Faludi figured out what the boys were really after: fame.
She says it started with the Pop Warner football leagues for kids. The young men who went through that systems say it isn’t so much about how to play football, something to do, as it is how to be – how to stand out, how to get people to notice you, how to get attention.
Meaning the goal of the exercise – the goal of life – is fame.
Media culture, not so different now than the early 1990s, gave these young men a platform for a brief time. The men were upset because they though it would propel them to higher fame. It didn’t. And once back home their sour reputation followed them and finding work became hard.
One of them, Billy, talked to Faludi a few times after her regular interviews. After an encounter with the police he said:
I’d rather be known than be some random nobody. That’s my worse fear, that I’ll die a nothing. I know that can’t happen. I know I was meant to be a brand name. But a very small part of me say, What if nothing happens? What if I’m a common person?We’re in a tough place if the meaning of manhood, the meaning of being human, is becoming a brand.
…
You know, everybody says boys control girls, but it’s the other way around. Girls have it a lot easier. They get the jobs easier. Because the jobs now are all about presenting yourself. It’s all presentation. Girls have it made.
I won’t repeat the story of Shannon Faulkner’s short and hellish attempt at being the first female cadet at the Citadel. Instead, I’ll focus on what Faludi says about Citadel culture and why Faulkner didn’t last long.
In contrast to the young men of the Spur Posse the cadets of the Citadel did not want fame. They wanted a place where they could avoid the female gaze, where the could be themselves. They said that if women came to the school they would feel ashamed. But about what? Something repellent to public morality?
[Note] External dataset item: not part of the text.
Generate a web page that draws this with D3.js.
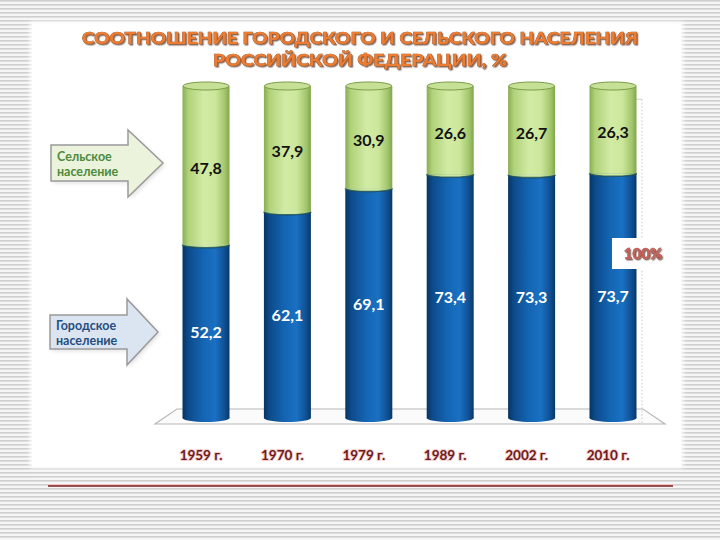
<!DOCTYPE html>
<html>
<head>
<meta charset="utf-8">
<script src="https://cdn.jsdelivr.net/npm/d3@7"></script>
<style>
  html, body { margin: 0; padding: 0; background: #f3f3f3; }
  svg { display: block; }
</style>
</head>
<body>
<svg id="chart" width="720" height="540"></svg>
<script>
// chart data
const years = ["1959 г.", "1970 г.", "1979 г.", "1989 г.", "2002 г.", "2010 г."];
const urban = [52.2, 62.1, 69.1, 73.4, 73.3, 73.7];   // городское население, %
const rural = [47.8, 37.9, 30.9, 26.6, 26.7, 26.3];   // сельское население, %
const titleLines = ["СООТНОШЕНИЕ ГОРОДСКОГО И СЕЛЬСКОГО НАСЕЛЕНИЯ", "РОССИЙСКОЙ ФЕДЕРАЦИИ, %"];
const legendRural = ["Сельское", "население"];
const legendUrban = ["Городское", "население"];

const fmt = d => d.toFixed(1).replace(".", ",");
const font = "Lato, 'Open Sans', sans-serif";

const svg = d3.select("#chart");
const defs = svg.append("defs");

// striped slide background
const pat = defs.append("pattern").attr("id", "stripes")
  .attr("width", 8).attr("height", 4).attr("patternUnits", "userSpaceOnUse");
pat.append("rect").attr("width", 8).attr("height", 4).attr("fill", "#f6f6f6");
pat.append("rect").attr("width", 8).attr("height", 1.6).attr("fill", "#cfcfcf");

svg.append("rect").attr("width", 720).attr("height", 540).attr("fill", "url(#stripes)");

// white panel with soft edge
const blur = defs.append("filter").attr("id", "soft").attr("x", "-5%").attr("y", "-5%")
  .attr("width", "110%").attr("height", "110%");
blur.append("feGaussianBlur").attr("stdDeviation", 2);
svg.append("rect").attr("x", 30).attr("y", 22).attr("width", 653).attr("height", 446)
  .attr("fill", "#fff").attr("filter", "url(#soft)");
svg.append("rect").attr("x", 32).attr("y", 24).attr("width", 649).attr("height", 442)
  .attr("fill", "#fff");

// text shadow used by the title and the 100% note
const shadow = defs.append("filter").attr("id", "tshadow").attr("x", "-5%").attr("y", "-20%")
  .attr("width", "110%").attr("height", "140%");
shadow.append("feDropShadow").attr("dx", 1.3).attr("dy", 1.3).attr("stdDeviation", 0.6)
  .attr("flood-color", "#3a1804").attr("flood-opacity", 0.6);

// red rule under the panel
svg.append("line").attr("x1", 48).attr("x2", 673).attr("y1", 484.5).attr("y2", 484.5)
  .attr("stroke", "#f2c4c4").attr("stroke-width", 1);
svg.append("line").attr("x1", 48).attr("x2", 673).attr("y1", 486).attr("y2", 486)
  .attr("stroke", "#7a1a1a").attr("stroke-width", 1.5);

// gradients for cylinders
function hGrad(id, stops) {
  const g = defs.append("linearGradient").attr("id", id)
    .attr("x1", "0%").attr("x2", "100%").attr("y1", "0%").attr("y2", "0%");
  stops.forEach(s => g.append("stop").attr("offset", s[0]).attr("stop-color", s[1]));
}
hGrad("blueG", [["0%", "#073462"], ["12%", "#0d4a8a"], ["45%", "#1466b4"], ["70%", "#1a70c2"], ["90%", "#0f4f92"], ["100%", "#083866"]]);
hGrad("greenG", [["0%", "#88ad52"], ["12%", "#b0d27a"], ["45%", "#d2eba4"], ["70%", "#cce79c"], ["90%", "#a3c66c"], ["100%", "#80a54a"]]);

// title
const titleY = [44, 66];
const titleW = [556, 294];
svg.append("g").attr("filter", "url(#tshadow)")
  .selectAll("text").data(titleLines).join("text")
  .attr("x", 360).attr("y", (d, i) => titleY[i])
  .attr("text-anchor", "middle").attr("font-family", font).attr("font-weight", 900)
  .attr("font-size", 17).attr("fill", "#ec7b30").attr("stroke", "#8a3e12")
  .attr("stroke-width", 0.6).attr("paint-order", "stroke")
  .attr("textLength", (d, i) => titleW[i]).attr("lengthAdjust", "spacingAndGlyphs")
  .text(d => d);

// scales
const x = d3.scalePoint().domain(years).range([206, 613]);
const y = d3.scaleLinear().domain([0, 100]).range([418, 86]);
const bw = 47, ry = 4;

// 3d floor
const floor = [[177, 409], [643, 409], [665, 424], [155, 424]];
svg.append("path").attr("d", "M" + floor.join("L") + "Z")
  .attr("fill", "#fbfbfb").attr("stroke", "#b8b8b8").attr("stroke-width", 1.2);

// back-wall edge on the right
svg.append("line").attr("x1", 642).attr("x2", 642).attr("y1", y(96)).attr("y2", 424)
  .attr("stroke", "#c8c8c8").attr("stroke-dasharray", "1.5,2");
svg.append("line").attr("x1", 626).attr("x2", 642).attr("y1", y(96)).attr("y2", y(96))
  .attr("stroke", "#d0d0d0");

const rows = years.map((yr, i) => ({ yr, u: urban[i], r: rural[i] }));
const bars = svg.append("g").selectAll("g").data(rows).join("g")
  .attr("transform", d => `translate(${x(d.yr)},0)`);

// blue (urban) part
bars.append("ellipse").attr("cx", 0).attr("cy", y(0)).attr("rx", bw / 2).attr("ry", ry)
  .attr("fill", "url(#blueG)");
bars.append("rect").attr("x", -bw / 2).attr("width", bw)
  .attr("y", d => y(d.u)).attr("height", d => y(0) - y(d.u))
  .attr("fill", "url(#blueG)");

// green (rural) part
bars.append("rect").attr("x", -bw / 2).attr("width", bw)
  .attr("y", y(100)).attr("height", d => y(d.u) - y(100))
  .attr("fill", "url(#greenG)");
bars.append("path")
  .attr("d", d => `M${-bw / 2},${y(d.u)} A${bw / 2},${ry - 1} 0 0 0 ${bw / 2},${y(d.u)}`)
  .attr("fill", "url(#greenG)").attr("stroke", "#1d4f5a").attr("stroke-width", 1.6)
  .attr("stroke-opacity", 0.8);
bars.append("ellipse").attr("cx", 0).attr("cy", y(100)).attr("rx", bw / 2 - 0.5).attr("ry", ry)
  .attr("fill", "#c6e196").attr("stroke", "#7a9c48").attr("stroke-width", 1);

// value labels
bars.append("text").attr("text-anchor", "middle").attr("dominant-baseline", "central")
  .attr("y", d => (y(100) + y(d.u)) / 2 + 2)
  .attr("font-family", font).attr("font-weight", 700).attr("font-size", 16)
  .attr("fill", "#111").text(d => fmt(d.r));
bars.append("text").attr("text-anchor", "middle").attr("dominant-baseline", "central")
  .attr("y", d => (y(d.u) + y(0)) / 2)
  .attr("font-family", font).attr("font-weight", 700).attr("font-size", 16)
  .attr("fill", "#fff").text(d => fmt(d.u));

// category labels
svg.append("g").selectAll("text").data(years).join("text")
  .attr("x", d => x(d) - 5).attr("y", 460).attr("text-anchor", "middle")
  .attr("font-family", font).attr("font-weight", 700).attr("font-size", 13.5)
  .attr("fill", "#6e1a1a").attr("stroke", "#f3d0d0").attr("stroke-width", 2)
  .attr("paint-order", "stroke").text(d => d);

// 100% label
svg.append("rect").attr("x", 612).attr("y", 238).attr("width", 58).attr("height", 31)
  .attr("fill", "#fff");
svg.append("text").attr("x", 643).attr("y", 259).attr("text-anchor", "middle")
  .attr("font-family", font).attr("font-weight", 900).attr("font-size", 15)
  .attr("fill", "#c8605a").attr("stroke", "#6a2020").attr("stroke-width", 0.4)
  .attr("paint-order", "stroke").attr("filter", "url(#tshadow)").text("100%");

// legend arrows
function arrow(g, left, top, bottom, neck, headTop, headBot, tip, fill) {
  const mid = (top + bottom) / 2;
  const pts = [[left, top], [neck, top], [neck, headTop], [tip, mid], [neck, headBot], [neck, bottom], [left, bottom]];
  g.append("path").attr("d", "M" + pts.map(p => [p[0] + 2, p[1] + 2]).join("L") + "Z")
    .attr("fill", "#000").attr("opacity", 0.12).attr("filter", "url(#soft)");
  g.append("path").attr("d", "M" + pts.join("L") + "Z")
    .attr("fill", fill).attr("stroke", "#9a9a9a").attr("stroke-width", 1.5);
}
const gR = svg.append("g");
arrow(gR, 51, 145, 181, 128, 130, 197, 163, "#ebf3dc");
gR.selectAll("text").data(legendRural).join("text")
  .attr("x", 57).attr("y", (d, i) => 161 + i * 15)
  .attr("font-family", font).attr("font-weight", 700).attr("font-size", 12.5)
  .attr("fill", "#4d8a3c").text(d => d);

const gU = svg.append("g");
arrow(gU, 50, 315, 349, 127, 299, 365, 158, "#dbe5f1");
gU.selectAll("text").data(legendUrban).join("text")
  .attr("x", 56).attr("y", (d, i) => 330 + i * 15)
  .attr("font-family", font).attr("font-weight", 700).attr("font-size", 12.5)
  .attr("fill", "#254e7e").text(d => d);
</script>
</body>
</html>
Something perverted in the American male?
What they had behind closed doors was the ability to have an intimate (which doesn’t mean sexual) relationship between men. They were allowed to care for and nurture each other. They were allowed to be a family. They could hug each other. They could care for each other. They could try “feminine” roles without ridicule. But to feel comfortable being intimate society demanded they denounce it at the same time. Thus they they readily denounced any hint as homosexuality. They could experience male intimacy and conceal it at the same time. They made sure their intimacy was shielded from the gaze of women. They felt the strict masculine roles were enforced by women.
In my reading and blogging over the last dozen years I’ve found that enforcement comes from other men, intent on preserving the social hierarchy, not women. But these cadets felt it came from women.
This paragraph caught my attention:
“The emotion of shame is the primary or ultimate cause of all violence,” Dr. James Gilligan, the former mental-health director of the Massachusetts prison system, concluded in Violence, a thoughtful consideration of the origins of violent male behavior in America. “The purpose of violence is to diminish the intensity of shame and replace it as far as possible with its opposite, pride, thus preventing the individual from being overwhelmed by the feeling of shame.” The major source of shame for American men, Gilligan’s examination found, were downward social mobility and unemployment, circumstances that reveal a helpless core, showcasing an emasculating dependency. More generally, he wrote, male shame comes from the suspicion that the world discredits your claim to manhood, finds it useless, even risible. The violent response to this knowledge serves as a kind of tortoiseshell to armor and conceal its vulnerable occupant, a shield to deflect further humiliating internal inspection. It is a reaction to being caught out, exposed as weak and insufficient.I understand that shame as men not being able to fulfill the place in the hierarchy that society forced them into.
Understanding that shame is important in the current time (the early 1990s when Faludi was researching the book) because graduation from the Citadel no longer automatically opened doors into great jobs and leadership positions as it used to.
Faludi ends the section on the Citidel with talking to the drag queens of a nearby bar, the Treehouse. Nearly all of them had dated cadets. They offer some insights. The cadets have “feminine” tasks they need to perform – laundry, ironing, shoe polishing. But they don’t talk of doing womanly things. They talk about being a whole man. Lownie, one of the queens said the Citadel is a refuge from social expectations:
You don’t have to be a breadwinner. You don’t have to be a leader. You can play backseat. It’s a great relief … You can act like a human being and not have to act like a man.Faludi wrote:
I found myself imagining what it would be like if the cadets could have adopted from the Treehouse illusionists the art of self-transformation, could have learned to play the gender game without the war game, could have embraced the nurturing camaraderie that they craved, the physical care and domestic intimacy, without compensating shows of belligerence and brutality.